Enjoyable acting, unfortunately, does not extend to most of the new characters, including a thoroughly grating Jena Malone and that blond guy from Blue Mountain State, whose cheesy Ken doll look always makes me think I’m watching the setup for a gay porn or something. Amanda Plummer, aka Honey Bunny from Pulp Fiction, is even worse. She plays one of the brainy smurfs (autistic smurf, specifically), and at one point during the games she just starts muttering “Tick Tock”, which of course is actually an important epiphany once the others figure out what the hell she’s talking about. BOOM, GOLDBLUM’D. Also, if your only acting shtick is muttering like an insane person, maybe it’s time for a new shtick?

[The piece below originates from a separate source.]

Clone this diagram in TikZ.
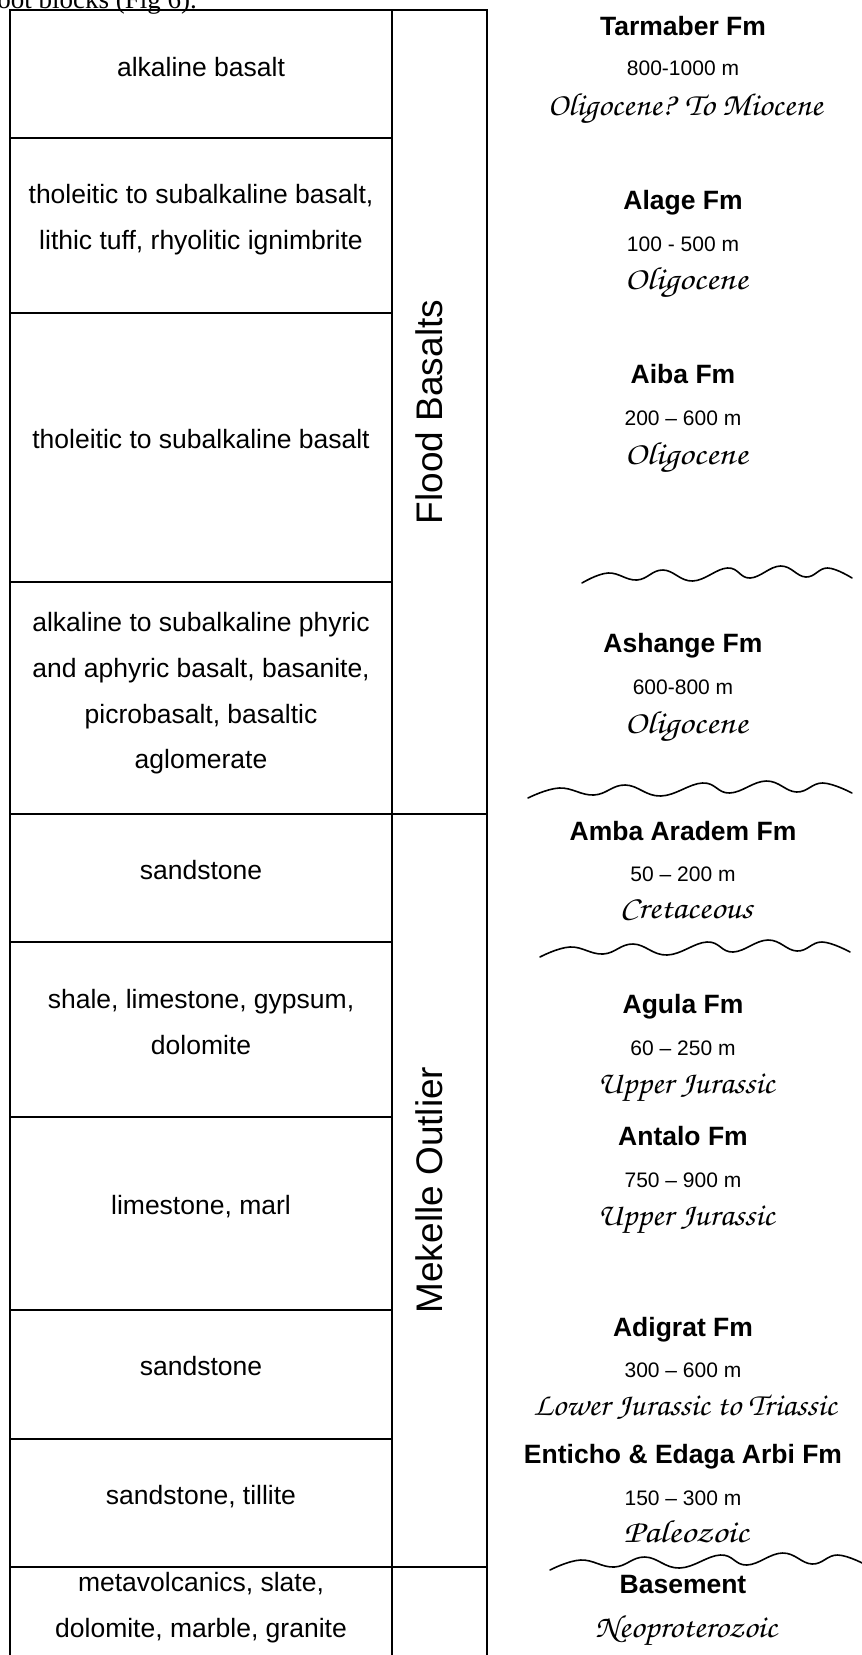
\documentclass[tikz,border=0pt]{standalone}
\usepackage{fontspec}
\usepackage{graphicx}
\setmainfont{Liberation Sans}
\newfontfamily\scriptfam{texgyrechorus-mediumitalic.otf}
\newfontfamily\bodyserif{Liberation Serif}
\newcommand{\fitw}[2]{\resizebox{#1}{\height}{#2}}
\newcommand{\unconf}[4]{% name, x0, ycentre, xscale
  \begin{scope}[shift={(#2,#3)}, xscale=#4]
    \draw[wavy] plot[smooth, tension=0.7] coordinates {(0,8) (30,-2) (63,5) (93,-5) (127,6) (167,-7) (193,3) (228,-9) (257,2) (282,-7) (310,3)};
    \coordinate (#1) at (0,0);
  \end{scope}}
\tikzset{
  rule/.style={line width=2pt, line cap=rect},
  wavy/.style={line width=1.6pt, line cap=round, line join=round},
  lith/.style={font=\fontsize{26.5}{30}\selectfont, anchor=base, inner sep=0pt},
  fmname/.style={font=\bfseries\fontsize{26.5}{30}\selectfont, anchor=base, inner sep=0pt},
  thk/.style={font=\fontsize{21}{24}\selectfont, anchor=base, inner sep=0pt},
  agelbl/.style={font=\scriptfam\fontsize{32}{34}\selectfont, anchor=base, inner sep=0pt},
  grp/.style={font=\fontsize{37}{40}\selectfont, rotate=90, anchor=base, inner sep=0pt},
}
\begin{document}
\begin{tikzpicture}[x=1pt,y=-1pt]
\useasboundingbox (0,0) rectangle (862,1655);
% clipped fragment of the text above
\begin{scope}
  \clip (0,0) rectangle (862,1655);
  \node[anchor=base east, inner sep=0pt, font=\bodyserif\fontsize{27}{30}\selectfont] (hdr) at (197,8) {root blocks (Fig 6).};
\end{scope}

% table frame
\draw[rule] (10,10) -- (487,10);
\draw[rule] (10,10) -- (10,1655);
\draw[rule] (392,10) -- (392,1655);
\draw[rule] (487,10) -- (487,1655);
\foreach \yy in {138,313,582,942,1117,1310,1439}
  \draw[rule] (10,\yy) -- (392,\yy);
\foreach \yy in {814,1567}
  \draw[rule] (10,\yy) -- (487,\yy);

% group labels
\node[grp] (fb) at (442,412) {Flood Basalts};
\node[grp] (mo) at (442,1190) {Mekelle Outlier};

% lithology texts
\node[lith] (l1) at (201,76) {alkaline basalt};
\node[lith] (l2a) at (201,203) {tholeitic to subalkaline basalt,};
\node[lith] (l2b) at (201,249) {lithic tuff, rhyolitic ignimbrite};
\node[lith] (l3) at (201,448) {tholeitic to subalkaline basalt};
\node[lith] (l4a) at (201,631) {alkaline to subalkaline phyric};
\node[lith] (l4b) at (201,677) {and aphyric basalt, basanite,};
\node[lith] (l4c) at (201,723) {picrobasalt, basaltic};
\node[lith] (l4d) at (201,768) {aglomerate};
\node[lith] (l5) at (201,879) {sandstone};
\node[lith] (l6a) at (201,1008) {shale, limestone, gypsum,};
\node[lith] (l6b) at (201,1054) {dolomite};
\node[lith] (l7) at (201,1214) {limestone, marl};
\node[lith] (l8) at (201,1375) {sandstone};
\node[lith] (l9) at (201,1504) {sandstone, tillite};
\node[lith] (l10a) at (201,1591) {metavolcanics, slate,};
\node[lith] (l10b) at (201,1637) {dolomite, marble, granite};

% formations
\node[fmname] (f1) at (683,35) {Tarmaber Fm};
\node[thk] (t1) at (683,75) {800-1000 m};
\node[agelbl] (a1) at (685,115) {\fitw{275pt}{Oligocene? To Miocene}};

\node[fmname] (f2) at (683,209) {Alage Fm};
\node[thk] (t2) at (683,251) {100 - 500 m};
\node[agelbl] (a2) at (686,289) {\fitw{123pt}{Oligocene}};

\node[fmname] (f3) at (683,383) {Aiba Fm};
\node[thk] (t3) at (683,425) {200 -- 600 m};
\node[agelbl] (a3) at (686,464) {\fitw{123pt}{Oligocene}};

\node[fmname] (f4) at (683,652) {Ashange Fm};
\node[thk] (t4) at (683,694) {600-800 m};
\node[agelbl] (a4) at (686,733) {\fitw{123pt}{Oligocene}};

\node[fmname] (f5) at (683,840) {Amba Aradem Fm};
\node[thk] (t5) at (683,881) {50 -- 200 m};
\node[agelbl] (a5) at (686,918) {\fitw{133pt}{Cretaceous}};

\node[fmname] (f6) at (683,1013) {Agula Fm};
\node[thk] (t6) at (683,1055) {60 -- 250 m};
\node[agelbl] (a6) at (686,1093) {\fitw{177pt}{Upper Jurassic}};

\node[fmname] (f7) at (683,1145) {Antalo Fm};
\node[thk] (t7) at (683,1187) {750 -- 900 m};
\node[agelbl] (a7) at (686,1225) {\fitw{177pt}{Upper Jurassic}};

\node[fmname] (f8) at (683,1336) {Adigrat Fm};
\node[thk] (t8) at (683,1377) {300 -- 600 m};
\node[agelbl] (a8) at (685,1415) {\fitw{303pt}{Lower Jurassic to Triassic}};

\node[fmname] (f9) at (683,1463) {Enticho \& Edaga Arbi Fm};
\node[thk] (t9) at (683,1505) {150 -- 300 m};
\node[agelbl] (a9) at (686,1542) {\fitw{125pt}{Paleozoic}};

\node[fmname] (f10) at (683,1593) {Basement};
\node[agelbl] (a10) at (686,1637) {\fitw{182pt}{Neoproterozoic}};

% unconformities
\unconf{u1}{582}{575}{0.871}
\unconf{u2}{528}{790}{1.045}
\unconf{u3}{540}{949}{1.0}
\unconf{u4}{550}{1562}{1.02}
\end{tikzpicture}
\end{document}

If the goal was to get us praying for her death, mission accomplished.

Katniss eventually becomes a symbol and inspires the populace and blah blah blah. The games themselves are much more dull than the build up, and tone-wise feels like it belongs in a different movie. But it’s not terrible. Much better executed than in the last movie. It was all fine until they decided to squeeze a Christ metaphor in there.

For the love of God, action directors, depicting your protagonist as an arms spread, martyring, sacrificial Christ figure is easily the most played out, least insightful, host hoary hackneyed f*cking thing you could ever do. SUPERMAN IS JESUS! ROBOCOP IS JESUS! NEO IS JESUS! KATNISS IS JESUS!

IF EVERYONE IS JESUS BEING JESUS CEASES TO BE INTERESTING. STOP IT.

Katniss is an interesting character, a reality show heroine for the reality show age, and Catching Fire is weirdly insightful in its critiques of fascism. Oddly, it’s the actual premise of the Hunger Games, the part where a bunch of kids have to fight to the death on a computerized island, that holds it back from being something more. Catching Fire ends on a cliffhanger, which is ballsyish, but also blatantly capitalistic. I guess we’ll pay again to see how this plays out. But will we be happy about it? Only if it involves lots more Stanley Tooch.